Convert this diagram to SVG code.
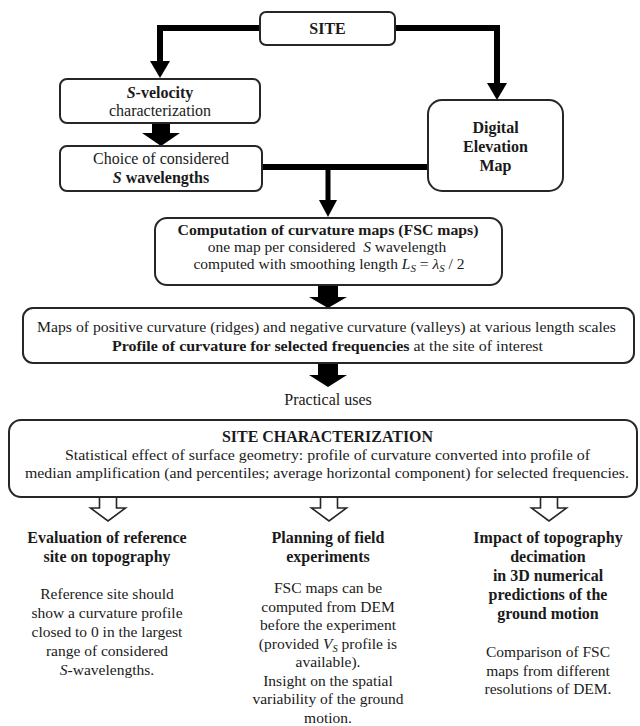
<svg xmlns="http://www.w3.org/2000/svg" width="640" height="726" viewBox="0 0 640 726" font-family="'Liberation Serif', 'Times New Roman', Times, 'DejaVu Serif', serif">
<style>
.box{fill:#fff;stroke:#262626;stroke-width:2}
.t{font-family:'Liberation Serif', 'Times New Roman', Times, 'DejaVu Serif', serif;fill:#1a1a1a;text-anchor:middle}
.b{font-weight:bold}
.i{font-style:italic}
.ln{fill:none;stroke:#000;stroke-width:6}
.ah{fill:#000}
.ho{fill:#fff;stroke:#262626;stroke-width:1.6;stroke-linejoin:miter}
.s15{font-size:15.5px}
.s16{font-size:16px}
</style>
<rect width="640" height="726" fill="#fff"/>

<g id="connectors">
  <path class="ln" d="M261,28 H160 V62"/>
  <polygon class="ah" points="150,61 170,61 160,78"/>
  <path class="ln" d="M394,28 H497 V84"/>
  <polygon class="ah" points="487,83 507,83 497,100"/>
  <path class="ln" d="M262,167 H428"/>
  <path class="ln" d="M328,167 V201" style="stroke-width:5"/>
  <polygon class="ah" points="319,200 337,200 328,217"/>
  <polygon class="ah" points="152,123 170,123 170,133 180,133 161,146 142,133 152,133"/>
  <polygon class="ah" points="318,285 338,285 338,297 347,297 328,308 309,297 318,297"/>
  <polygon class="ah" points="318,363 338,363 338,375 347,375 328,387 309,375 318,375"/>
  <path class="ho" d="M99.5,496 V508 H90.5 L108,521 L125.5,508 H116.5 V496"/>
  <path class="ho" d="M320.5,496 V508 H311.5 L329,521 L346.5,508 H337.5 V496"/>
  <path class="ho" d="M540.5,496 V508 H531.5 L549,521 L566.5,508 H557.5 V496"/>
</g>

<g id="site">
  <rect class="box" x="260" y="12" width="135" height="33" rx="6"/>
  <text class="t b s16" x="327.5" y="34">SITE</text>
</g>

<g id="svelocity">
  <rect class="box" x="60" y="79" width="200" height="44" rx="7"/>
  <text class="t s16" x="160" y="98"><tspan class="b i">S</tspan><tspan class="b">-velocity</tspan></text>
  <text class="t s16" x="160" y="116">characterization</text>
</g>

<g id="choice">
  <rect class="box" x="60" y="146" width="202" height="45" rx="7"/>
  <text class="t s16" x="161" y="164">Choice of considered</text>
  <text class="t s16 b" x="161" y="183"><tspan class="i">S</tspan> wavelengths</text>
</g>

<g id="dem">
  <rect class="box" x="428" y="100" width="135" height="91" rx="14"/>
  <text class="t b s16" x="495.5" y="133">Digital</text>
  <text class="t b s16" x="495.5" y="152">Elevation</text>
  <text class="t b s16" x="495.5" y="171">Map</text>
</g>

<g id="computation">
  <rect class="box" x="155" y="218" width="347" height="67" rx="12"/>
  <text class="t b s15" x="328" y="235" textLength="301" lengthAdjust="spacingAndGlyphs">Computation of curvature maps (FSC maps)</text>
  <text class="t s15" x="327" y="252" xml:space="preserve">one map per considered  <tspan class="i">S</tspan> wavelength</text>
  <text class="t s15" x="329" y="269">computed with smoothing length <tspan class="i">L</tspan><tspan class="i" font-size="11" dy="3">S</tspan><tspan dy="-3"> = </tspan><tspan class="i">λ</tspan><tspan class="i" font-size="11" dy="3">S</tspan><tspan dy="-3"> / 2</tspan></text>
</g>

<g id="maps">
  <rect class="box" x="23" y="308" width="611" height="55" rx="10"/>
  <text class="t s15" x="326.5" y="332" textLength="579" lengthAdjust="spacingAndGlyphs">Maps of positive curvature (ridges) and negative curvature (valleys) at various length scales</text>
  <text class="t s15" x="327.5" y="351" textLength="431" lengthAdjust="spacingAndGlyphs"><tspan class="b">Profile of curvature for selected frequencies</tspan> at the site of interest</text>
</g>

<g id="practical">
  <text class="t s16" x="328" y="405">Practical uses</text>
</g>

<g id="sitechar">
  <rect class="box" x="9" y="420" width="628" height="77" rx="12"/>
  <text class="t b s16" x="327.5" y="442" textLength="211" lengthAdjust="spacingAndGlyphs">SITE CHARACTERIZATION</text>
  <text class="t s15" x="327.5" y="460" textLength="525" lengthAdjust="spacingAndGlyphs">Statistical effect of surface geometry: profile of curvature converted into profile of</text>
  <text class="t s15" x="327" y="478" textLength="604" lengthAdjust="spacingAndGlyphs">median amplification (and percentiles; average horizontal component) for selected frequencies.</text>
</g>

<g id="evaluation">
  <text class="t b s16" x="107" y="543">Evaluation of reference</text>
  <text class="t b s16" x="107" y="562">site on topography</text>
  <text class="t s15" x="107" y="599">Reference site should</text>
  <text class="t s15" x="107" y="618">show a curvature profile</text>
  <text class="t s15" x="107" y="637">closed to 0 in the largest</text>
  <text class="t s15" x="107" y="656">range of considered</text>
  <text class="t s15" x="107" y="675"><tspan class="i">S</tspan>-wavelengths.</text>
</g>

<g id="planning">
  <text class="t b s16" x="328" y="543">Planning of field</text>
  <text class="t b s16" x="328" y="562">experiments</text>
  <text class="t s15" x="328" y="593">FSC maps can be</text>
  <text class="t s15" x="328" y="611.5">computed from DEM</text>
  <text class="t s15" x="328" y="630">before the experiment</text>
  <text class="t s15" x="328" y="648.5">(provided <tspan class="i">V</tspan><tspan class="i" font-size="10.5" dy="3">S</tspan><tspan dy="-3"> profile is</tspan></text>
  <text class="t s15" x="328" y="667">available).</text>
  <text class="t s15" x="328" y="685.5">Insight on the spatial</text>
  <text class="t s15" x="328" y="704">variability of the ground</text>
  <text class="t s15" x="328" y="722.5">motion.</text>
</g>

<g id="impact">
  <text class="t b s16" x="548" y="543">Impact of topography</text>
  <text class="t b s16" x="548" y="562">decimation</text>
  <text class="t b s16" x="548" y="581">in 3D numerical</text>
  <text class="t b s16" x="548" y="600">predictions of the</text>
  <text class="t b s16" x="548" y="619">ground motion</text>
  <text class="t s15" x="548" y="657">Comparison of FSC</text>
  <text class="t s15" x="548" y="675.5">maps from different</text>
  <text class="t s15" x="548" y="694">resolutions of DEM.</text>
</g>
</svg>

+ + + + + + +

Exercise objective →
Copy each line exactly, and leave the pictures out of your copy.

Finished answer →
Convert this diagram to SVG code.
<svg xmlns="http://www.w3.org/2000/svg" width="640" height="726" viewBox="0 0 640 726" font-family="'Liberation Serif', 'Times New Roman', Times, 'DejaVu Serif', serif">
<style>
.box{fill:#fff;stroke:#262626;stroke-width:2}
.t{font-family:'Liberation Serif', 'Times New Roman', Times, 'DejaVu Serif', serif;fill:#1a1a1a;text-anchor:middle}
.b{font-weight:bold}
.i{font-style:italic}
.ln{fill:none;stroke:#000;stroke-width:6}
.ah{fill:#000}
.ho{fill:#fff;stroke:#262626;stroke-width:1.6;stroke-linejoin:miter}
.s15{font-size:15.5px}
.s16{font-size:16px}
</style>
<rect width="640" height="726" fill="#fff"/>

<g id="connectors">
  <path class="ln" d="M261,28 H160 V62"/>
  <polygon class="ah" points="150,61 170,61 160,78"/>
  <path class="ln" d="M394,28 H497 V84"/>
  <polygon class="ah" points="487,83 507,83 497,100"/>
  <path class="ln" d="M262,167 H428"/>
  <path class="ln" d="M328,167 V201" style="stroke-width:5"/>
  <polygon class="ah" points="319,200 337,200 328,217"/>
  <polygon class="ah" points="152,123 170,123 170,133 180,133 161,146 142,133 152,133"/>
  <polygon class="ah" points="318,285 338,285 338,297 347,297 328,308 309,297 318,297"/>
  <polygon class="ah" points="318,363 338,363 338,375 347,375 328,387 309,375 318,375"/>
  <path class="ho" d="M99.5,496 V508 H90.5 L108,521 L125.5,508 H116.5 V496"/>
  <path class="ho" d="M320.5,496 V508 H311.5 L329,521 L346.5,508 H337.5 V496"/>
  <path class="ho" d="M540.5,496 V508 H531.5 L549,521 L566.5,508 H557.5 V496"/>
</g>

<g id="site">
  <rect class="box" x="260" y="12" width="135" height="33" rx="6"/>
  <text class="t b s16" x="327.5" y="34">SITE</text>
</g>

<g id="svelocity">
  <rect class="box" x="60" y="79" width="200" height="44" rx="7"/>
  <text class="t s16" x="160" y="98"><tspan class="b i">S</tspan><tspan class="b">-velocity</tspan></text>
  <text class="t s16" x="160" y="116">characterization</text>
</g>

<g id="choice">
  <rect class="box" x="60" y="146" width="202" height="45" rx="7"/>
  <text class="t s16" x="161" y="164">Choice of considered</text>
  <text class="t s16 b" x="161" y="183"><tspan class="i">S</tspan> wavelengths</text>
</g>

<g id="dem">
  <rect class="box" x="428" y="100" width="135" height="91" rx="14"/>
  <text class="t b s16" x="495.5" y="133">Digital</text>
  <text class="t b s16" x="495.5" y="152">Elevation</text>
  <text class="t b s16" x="495.5" y="171">Map</text>
</g>

<g id="computation">
  <rect class="box" x="155" y="218" width="347" height="67" rx="12"/>
  <text class="t b s15" x="328" y="235" textLength="301" lengthAdjust="spacingAndGlyphs">Computation of curvature maps (FSC maps)</text>
  <text class="t s15" x="327" y="252" xml:space="preserve">one map per considered  <tspan class="i">S</tspan> wavelength</text>
  <text class="t s15" x="329" y="269">computed with smoothing length <tspan class="i">L</tspan><tspan class="i" font-size="11" dy="3">S</tspan><tspan dy="-3"> = </tspan><tspan class="i">λ</tspan><tspan class="i" font-size="11" dy="3">S</tspan><tspan dy="-3"> / 2</tspan></text>
</g>

<g id="maps">
  <rect class="box" x="23" y="308" width="611" height="55" rx="10"/>
  <text class="t s15" x="326.5" y="332" textLength="579" lengthAdjust="spacingAndGlyphs">Maps of positive curvature (ridges) and negative curvature (valleys) at various length scales</text>
  <text class="t s15" x="327.5" y="351" textLength="431" lengthAdjust="spacingAndGlyphs"><tspan class="b">Profile of curvature for selected frequencies</tspan> at the site of interest</text>
</g>

<g id="practical">
  <text class="t s16" x="328" y="405">Practical uses</text>
</g>

<g id="sitechar">
  <rect class="box" x="9" y="420" width="628" height="77" rx="12"/>
  <text class="t b s16" x="327.5" y="442" textLength="211" lengthAdjust="spacingAndGlyphs">SITE CHARACTERIZATION</text>
  <text class="t s15" x="327.5" y="460" textLength="525" lengthAdjust="spacingAndGlyphs">Statistical effect of surface geometry: profile of curvature converted into profile of</text>
  <text class="t s15" x="327" y="478" textLength="604" lengthAdjust="spacingAndGlyphs">median amplification (and percentiles; average horizontal component) for selected frequencies.</text>
</g>

<g id="evaluation">
  <text class="t b s16" x="107" y="543">Evaluation of reference</text>
  <text class="t b s16" x="107" y="562">site on topography</text>
  <text class="t s15" x="107" y="599">Reference site should</text>
  <text class="t s15" x="107" y="618">show a curvature profile</text>
  <text class="t s15" x="107" y="637">closed to 0 in the largest</text>
  <text class="t s15" x="107" y="656">range of considered</text>
  <text class="t s15" x="107" y="675"><tspan class="i">S</tspan>-wavelengths.</text>
</g>

<g id="planning">
  <text class="t b s16" x="328" y="543">Planning of field</text>
  <text class="t b s16" x="328" y="562">experiments</text>
  <text class="t s15" x="328" y="593">FSC maps can be</text>
  <text class="t s15" x="328" y="611.5">computed from DEM</text>
  <text class="t s15" x="328" y="630">before the experiment</text>
  <text class="t s15" x="328" y="648.5">(provided <tspan class="i">V</tspan><tspan class="i" font-size="10.5" dy="3">S</tspan><tspan dy="-3"> profile is</tspan></text>
  <text class="t s15" x="328" y="667">available).</text>
  <text class="t s15" x="328" y="685.5">Insight on the spatial</text>
  <text class="t s15" x="328" y="704">variability of the ground</text>
  <text class="t s15" x="328" y="722.5">motion.</text>
</g>

<g id="impact">
  <text class="t b s16" x="548" y="543">Impact of topography</text>
  <text class="t b s16" x="548" y="562">decimation</text>
  <text class="t b s16" x="548" y="581">in 3D numerical</text>
  <text class="t b s16" x="548" y="600">predictions of the</text>
  <text class="t b s16" x="548" y="619">ground motion</text>
  <text class="t s15" x="548" y="657">Comparison of FSC</text>
  <text class="t s15" x="548" y="675.5">maps from different</text>
  <text class="t s15" x="548" y="694">resolutions of DEM.</text>
</g>
</svg>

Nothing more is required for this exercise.